President Barack Obama has advocated audacity. This boldness can be traced to principles from his religious background.

To create a better world from the dangerous and needful one that currently exists, how about this: “;Love your enemies.”; Even those who voluntarily hate and cause harm deserve respect. This is an extension of “;Do unto others”; and “;Treat your neighbor as yourself.”; Others cannot be separated from one's own realization, individually or collectively. Assume equality of status, take the other's point of view and proceed from there.

Obama supposes that concrete expressions of care will function as a transforming power for the good. Even when disagreements are irresolvable, the right response is to affirm the value of the others, agree to disagree and organize an effort to proceed nevertheless in the most humane and least harmful manner.

Since everyone aspires to fulfill their own humanity, his appeal to this common ground means that everyone should be enabled to advance their own best interests as persons, families, communities, nations, citizens of the planet.

Many find it difficult to realize their entitlements by their own power. Others, through personal ambitions or some ideology, attempt to fulfill their own preferences at the expense of others. Neither is easy to treat effectively.

Indifference to the needy and defensiveness toward opponents are common responses. Obama shifts the power by focusing on existing needs and prospects for remedies. Creative, genuinely caring responses take precedence.

Deference to diversity can moderate absolutist assumptions that cause conflicts. Differences can mutually strengthen rather than exclude or disadvantage.
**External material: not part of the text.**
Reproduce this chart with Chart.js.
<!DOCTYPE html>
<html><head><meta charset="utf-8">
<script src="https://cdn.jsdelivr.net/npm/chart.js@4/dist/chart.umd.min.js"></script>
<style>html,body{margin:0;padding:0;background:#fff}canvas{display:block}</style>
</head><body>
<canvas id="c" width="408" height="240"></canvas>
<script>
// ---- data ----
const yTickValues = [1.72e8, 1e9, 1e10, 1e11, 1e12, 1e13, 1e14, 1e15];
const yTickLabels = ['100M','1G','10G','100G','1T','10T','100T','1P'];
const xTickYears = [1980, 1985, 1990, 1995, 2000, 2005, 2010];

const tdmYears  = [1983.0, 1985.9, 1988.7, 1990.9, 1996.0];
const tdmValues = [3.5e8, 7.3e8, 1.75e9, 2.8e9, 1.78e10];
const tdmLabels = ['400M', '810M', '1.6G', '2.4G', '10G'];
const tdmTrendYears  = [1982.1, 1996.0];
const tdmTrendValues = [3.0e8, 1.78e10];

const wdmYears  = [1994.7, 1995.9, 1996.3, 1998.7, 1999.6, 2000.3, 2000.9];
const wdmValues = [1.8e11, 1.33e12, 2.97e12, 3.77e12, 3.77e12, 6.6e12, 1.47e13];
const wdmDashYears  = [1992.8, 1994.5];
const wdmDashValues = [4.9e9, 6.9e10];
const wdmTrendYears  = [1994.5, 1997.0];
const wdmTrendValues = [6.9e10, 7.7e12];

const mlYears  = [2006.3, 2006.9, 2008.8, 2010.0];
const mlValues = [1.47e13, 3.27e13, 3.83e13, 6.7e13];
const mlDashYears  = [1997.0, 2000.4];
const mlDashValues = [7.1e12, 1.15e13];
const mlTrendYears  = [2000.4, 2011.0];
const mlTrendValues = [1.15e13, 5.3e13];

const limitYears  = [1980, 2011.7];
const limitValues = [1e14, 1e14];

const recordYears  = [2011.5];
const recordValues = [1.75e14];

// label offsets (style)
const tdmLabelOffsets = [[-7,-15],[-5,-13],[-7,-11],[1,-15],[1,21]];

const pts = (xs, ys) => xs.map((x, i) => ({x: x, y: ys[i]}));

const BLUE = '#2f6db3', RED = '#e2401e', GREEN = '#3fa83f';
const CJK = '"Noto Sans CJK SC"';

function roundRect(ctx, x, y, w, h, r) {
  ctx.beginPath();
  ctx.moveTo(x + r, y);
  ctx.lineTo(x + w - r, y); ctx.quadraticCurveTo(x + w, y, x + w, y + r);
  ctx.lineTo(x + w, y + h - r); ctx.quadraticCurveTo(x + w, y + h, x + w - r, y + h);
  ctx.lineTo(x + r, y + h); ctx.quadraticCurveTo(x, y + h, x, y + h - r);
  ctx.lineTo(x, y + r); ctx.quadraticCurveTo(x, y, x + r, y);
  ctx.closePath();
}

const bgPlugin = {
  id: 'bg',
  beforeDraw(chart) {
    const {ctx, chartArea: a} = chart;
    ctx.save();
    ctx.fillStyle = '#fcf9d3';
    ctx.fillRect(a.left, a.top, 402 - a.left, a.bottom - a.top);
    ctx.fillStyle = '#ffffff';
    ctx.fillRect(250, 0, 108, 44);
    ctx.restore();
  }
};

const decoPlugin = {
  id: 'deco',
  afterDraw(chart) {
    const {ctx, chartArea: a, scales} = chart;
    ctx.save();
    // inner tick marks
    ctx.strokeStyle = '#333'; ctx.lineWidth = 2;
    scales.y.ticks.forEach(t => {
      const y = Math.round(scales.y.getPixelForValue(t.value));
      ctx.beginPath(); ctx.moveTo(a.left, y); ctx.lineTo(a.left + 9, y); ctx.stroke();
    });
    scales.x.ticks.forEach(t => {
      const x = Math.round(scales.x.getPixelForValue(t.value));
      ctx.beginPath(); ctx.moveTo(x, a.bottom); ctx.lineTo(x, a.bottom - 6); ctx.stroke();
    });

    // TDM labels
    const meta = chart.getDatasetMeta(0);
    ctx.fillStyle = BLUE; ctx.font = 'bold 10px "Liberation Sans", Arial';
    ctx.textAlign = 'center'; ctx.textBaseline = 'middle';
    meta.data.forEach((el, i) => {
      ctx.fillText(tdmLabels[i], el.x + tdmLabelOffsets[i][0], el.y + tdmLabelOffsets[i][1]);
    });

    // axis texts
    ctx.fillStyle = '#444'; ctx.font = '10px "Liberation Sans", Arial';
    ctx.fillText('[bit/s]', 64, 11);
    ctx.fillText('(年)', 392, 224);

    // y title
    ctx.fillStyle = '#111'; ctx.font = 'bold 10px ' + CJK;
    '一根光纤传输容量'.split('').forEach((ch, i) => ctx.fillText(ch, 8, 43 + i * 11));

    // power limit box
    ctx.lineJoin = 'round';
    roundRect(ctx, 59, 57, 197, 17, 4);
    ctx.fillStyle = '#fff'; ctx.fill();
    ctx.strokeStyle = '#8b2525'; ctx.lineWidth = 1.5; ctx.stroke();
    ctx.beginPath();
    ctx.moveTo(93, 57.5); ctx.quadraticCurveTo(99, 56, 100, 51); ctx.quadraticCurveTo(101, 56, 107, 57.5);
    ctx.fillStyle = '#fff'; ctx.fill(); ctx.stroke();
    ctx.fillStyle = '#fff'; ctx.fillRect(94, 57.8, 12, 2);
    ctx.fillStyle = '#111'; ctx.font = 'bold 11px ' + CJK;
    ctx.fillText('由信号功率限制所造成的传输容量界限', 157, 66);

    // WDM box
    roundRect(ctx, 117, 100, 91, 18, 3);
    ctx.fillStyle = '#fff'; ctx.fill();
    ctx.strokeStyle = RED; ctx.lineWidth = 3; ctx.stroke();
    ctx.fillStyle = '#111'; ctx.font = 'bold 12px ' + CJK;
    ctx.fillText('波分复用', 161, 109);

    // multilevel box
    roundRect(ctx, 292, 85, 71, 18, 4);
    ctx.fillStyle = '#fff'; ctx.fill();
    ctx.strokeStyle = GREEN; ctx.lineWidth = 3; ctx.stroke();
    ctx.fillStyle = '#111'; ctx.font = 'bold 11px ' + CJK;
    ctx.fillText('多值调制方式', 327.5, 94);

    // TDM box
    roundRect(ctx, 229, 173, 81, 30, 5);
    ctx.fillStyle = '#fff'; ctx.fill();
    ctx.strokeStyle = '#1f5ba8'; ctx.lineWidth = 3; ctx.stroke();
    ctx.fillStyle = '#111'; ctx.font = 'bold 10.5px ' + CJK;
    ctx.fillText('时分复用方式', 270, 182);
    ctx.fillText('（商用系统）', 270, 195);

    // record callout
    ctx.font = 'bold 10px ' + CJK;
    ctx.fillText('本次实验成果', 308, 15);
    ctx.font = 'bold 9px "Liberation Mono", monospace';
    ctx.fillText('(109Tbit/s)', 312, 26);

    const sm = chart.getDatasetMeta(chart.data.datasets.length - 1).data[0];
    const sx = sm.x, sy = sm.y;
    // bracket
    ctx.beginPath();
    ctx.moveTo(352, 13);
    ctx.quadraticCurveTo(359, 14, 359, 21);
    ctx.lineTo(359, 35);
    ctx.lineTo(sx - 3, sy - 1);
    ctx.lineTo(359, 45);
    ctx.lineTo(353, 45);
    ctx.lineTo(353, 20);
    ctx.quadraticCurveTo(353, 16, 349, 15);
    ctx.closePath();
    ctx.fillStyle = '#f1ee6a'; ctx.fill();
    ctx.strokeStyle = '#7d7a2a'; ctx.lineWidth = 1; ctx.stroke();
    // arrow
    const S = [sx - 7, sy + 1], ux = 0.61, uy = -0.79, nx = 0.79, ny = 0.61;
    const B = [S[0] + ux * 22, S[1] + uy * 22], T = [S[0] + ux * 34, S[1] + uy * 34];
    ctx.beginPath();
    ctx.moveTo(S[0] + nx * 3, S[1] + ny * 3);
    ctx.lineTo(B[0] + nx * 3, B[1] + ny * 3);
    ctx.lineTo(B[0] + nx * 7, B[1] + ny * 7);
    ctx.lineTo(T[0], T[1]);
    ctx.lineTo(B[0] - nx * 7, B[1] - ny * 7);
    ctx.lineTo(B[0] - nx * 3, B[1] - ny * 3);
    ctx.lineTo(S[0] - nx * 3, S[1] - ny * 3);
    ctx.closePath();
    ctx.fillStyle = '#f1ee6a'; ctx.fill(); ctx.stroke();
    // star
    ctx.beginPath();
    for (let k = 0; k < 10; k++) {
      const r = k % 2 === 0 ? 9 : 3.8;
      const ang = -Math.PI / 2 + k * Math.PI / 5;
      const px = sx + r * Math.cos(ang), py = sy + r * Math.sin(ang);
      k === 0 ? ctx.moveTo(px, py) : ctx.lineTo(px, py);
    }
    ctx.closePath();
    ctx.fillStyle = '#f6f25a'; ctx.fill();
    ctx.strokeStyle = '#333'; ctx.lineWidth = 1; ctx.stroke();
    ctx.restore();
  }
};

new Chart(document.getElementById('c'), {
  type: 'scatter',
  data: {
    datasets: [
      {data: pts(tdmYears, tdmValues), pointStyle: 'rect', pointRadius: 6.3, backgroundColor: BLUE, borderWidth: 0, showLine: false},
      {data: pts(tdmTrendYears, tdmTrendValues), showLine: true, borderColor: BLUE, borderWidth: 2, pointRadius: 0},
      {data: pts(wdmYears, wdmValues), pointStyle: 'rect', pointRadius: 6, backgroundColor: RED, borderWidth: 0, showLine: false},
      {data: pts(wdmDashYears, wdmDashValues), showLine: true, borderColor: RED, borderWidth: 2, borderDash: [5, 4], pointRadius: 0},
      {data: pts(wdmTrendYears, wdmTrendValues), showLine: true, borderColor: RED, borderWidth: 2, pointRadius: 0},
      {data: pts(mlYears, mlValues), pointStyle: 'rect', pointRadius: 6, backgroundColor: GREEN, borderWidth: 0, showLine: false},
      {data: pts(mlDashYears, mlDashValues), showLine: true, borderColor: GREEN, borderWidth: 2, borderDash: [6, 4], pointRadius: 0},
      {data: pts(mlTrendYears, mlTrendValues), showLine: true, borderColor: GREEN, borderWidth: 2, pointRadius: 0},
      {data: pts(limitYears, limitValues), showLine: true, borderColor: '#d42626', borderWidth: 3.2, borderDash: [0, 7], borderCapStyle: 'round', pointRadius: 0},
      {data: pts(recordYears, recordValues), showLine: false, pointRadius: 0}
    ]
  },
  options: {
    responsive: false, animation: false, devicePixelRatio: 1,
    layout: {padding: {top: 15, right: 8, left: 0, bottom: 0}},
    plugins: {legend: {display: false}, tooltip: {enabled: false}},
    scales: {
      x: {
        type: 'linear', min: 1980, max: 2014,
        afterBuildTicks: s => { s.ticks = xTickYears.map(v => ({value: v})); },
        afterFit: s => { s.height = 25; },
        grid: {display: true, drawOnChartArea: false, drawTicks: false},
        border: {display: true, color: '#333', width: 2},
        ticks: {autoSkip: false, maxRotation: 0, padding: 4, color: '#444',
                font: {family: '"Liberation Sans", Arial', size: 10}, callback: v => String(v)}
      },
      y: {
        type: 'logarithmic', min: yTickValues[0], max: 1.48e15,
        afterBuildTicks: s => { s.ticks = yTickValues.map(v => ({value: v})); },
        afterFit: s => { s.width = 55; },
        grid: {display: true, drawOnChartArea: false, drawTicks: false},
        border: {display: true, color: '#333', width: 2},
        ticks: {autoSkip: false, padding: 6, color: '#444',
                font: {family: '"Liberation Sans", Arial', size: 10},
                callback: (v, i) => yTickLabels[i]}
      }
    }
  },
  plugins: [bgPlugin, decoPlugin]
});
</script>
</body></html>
This moral logic does not support indiscriminate generosity or abandoning individual enterprise. Neither does it support force, violence or indifference. Egocentric individuality transitions to include other-oriented concerns.

Obama is criticized for being soft, naive, overly optimistic. His reply so far has been a hard-nosed persistence: Get real. Enemies and those in need are not unlike us. Caught up in their own predicaments, they have concerns akin to ours that deserve to be addressed. Be on the ready, negotiate, employ diplomatic skills to be as effective as possible. Not doing so simply continues if not exacerbates the problems.
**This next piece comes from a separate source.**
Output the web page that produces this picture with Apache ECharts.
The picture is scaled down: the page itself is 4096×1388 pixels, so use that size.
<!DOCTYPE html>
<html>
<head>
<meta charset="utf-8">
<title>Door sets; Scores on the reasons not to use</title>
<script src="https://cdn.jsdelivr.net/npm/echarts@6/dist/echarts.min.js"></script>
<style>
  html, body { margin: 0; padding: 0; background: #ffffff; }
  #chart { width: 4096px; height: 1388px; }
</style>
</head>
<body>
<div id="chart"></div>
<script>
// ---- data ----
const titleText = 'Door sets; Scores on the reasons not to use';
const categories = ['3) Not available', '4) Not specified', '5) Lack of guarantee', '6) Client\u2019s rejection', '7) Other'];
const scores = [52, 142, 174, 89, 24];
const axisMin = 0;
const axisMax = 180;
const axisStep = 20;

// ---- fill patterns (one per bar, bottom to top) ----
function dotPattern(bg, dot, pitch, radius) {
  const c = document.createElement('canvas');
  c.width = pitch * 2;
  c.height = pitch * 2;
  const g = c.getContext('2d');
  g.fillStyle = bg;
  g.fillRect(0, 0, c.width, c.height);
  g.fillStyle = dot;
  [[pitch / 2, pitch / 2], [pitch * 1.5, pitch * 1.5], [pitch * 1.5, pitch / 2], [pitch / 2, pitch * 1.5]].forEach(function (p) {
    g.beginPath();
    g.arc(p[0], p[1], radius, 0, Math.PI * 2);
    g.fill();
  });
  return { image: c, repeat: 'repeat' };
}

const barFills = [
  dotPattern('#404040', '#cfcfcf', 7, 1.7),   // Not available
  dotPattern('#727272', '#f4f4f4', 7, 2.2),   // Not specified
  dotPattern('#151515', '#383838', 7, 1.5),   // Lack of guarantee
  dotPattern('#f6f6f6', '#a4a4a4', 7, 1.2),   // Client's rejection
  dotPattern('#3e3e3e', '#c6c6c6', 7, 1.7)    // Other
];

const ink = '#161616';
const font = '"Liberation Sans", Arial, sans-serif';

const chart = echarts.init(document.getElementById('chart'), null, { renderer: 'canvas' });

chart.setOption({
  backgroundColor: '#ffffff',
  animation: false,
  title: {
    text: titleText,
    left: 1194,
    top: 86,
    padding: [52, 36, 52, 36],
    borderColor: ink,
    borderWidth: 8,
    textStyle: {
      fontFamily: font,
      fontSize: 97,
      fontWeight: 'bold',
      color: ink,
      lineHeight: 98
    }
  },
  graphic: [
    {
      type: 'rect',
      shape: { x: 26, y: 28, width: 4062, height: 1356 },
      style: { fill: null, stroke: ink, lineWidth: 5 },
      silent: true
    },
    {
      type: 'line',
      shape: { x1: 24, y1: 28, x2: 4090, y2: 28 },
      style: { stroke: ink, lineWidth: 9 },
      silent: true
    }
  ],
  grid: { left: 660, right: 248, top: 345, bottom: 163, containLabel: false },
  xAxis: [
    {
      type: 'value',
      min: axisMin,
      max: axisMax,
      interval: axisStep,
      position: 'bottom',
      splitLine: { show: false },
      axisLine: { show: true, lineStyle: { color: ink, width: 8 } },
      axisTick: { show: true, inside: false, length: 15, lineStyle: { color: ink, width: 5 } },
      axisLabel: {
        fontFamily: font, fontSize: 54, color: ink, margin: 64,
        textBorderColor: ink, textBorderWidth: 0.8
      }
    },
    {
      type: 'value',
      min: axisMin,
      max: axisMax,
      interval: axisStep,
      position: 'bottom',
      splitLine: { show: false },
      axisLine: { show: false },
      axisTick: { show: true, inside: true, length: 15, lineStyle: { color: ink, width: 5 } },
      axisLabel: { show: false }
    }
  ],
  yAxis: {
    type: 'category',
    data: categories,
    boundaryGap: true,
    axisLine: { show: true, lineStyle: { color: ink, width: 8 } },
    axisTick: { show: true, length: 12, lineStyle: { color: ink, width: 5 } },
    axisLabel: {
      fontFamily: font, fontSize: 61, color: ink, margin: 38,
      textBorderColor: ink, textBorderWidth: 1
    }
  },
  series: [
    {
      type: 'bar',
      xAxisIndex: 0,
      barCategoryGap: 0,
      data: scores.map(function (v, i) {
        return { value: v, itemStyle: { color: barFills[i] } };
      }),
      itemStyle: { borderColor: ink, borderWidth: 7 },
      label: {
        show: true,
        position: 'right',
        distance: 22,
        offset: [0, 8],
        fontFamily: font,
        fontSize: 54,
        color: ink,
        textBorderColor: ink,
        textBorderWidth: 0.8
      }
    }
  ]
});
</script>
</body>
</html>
Care as a result of basic respect supposes the development and exercise of skills. Actions make reality; service enables. Cooperative effort transforms. Those involved learn the tangible values of goodness and neighborliness.

These principles found in Christianity are also expressed in other spiritual traditions. Stated as secular values, they involve equality and justice for all, and carry with them values such as life and liberty.

Fundamentals get obscured by other interests. Values of a good life are learned by living through not only one's own aspirations, but the aspirations of others. Working with others, even in disagreement, can educate, elevate and be surprisingly productive.

Rather than drawing a line that should or should not be crossed, Obama's line encircles everyone. The audacious give priority to persons and encourage resourcefulness. Hope labors for the good.

Wherever else spirituality might be located, the president finds it in the life of every person, a kind of spiritualized democracy.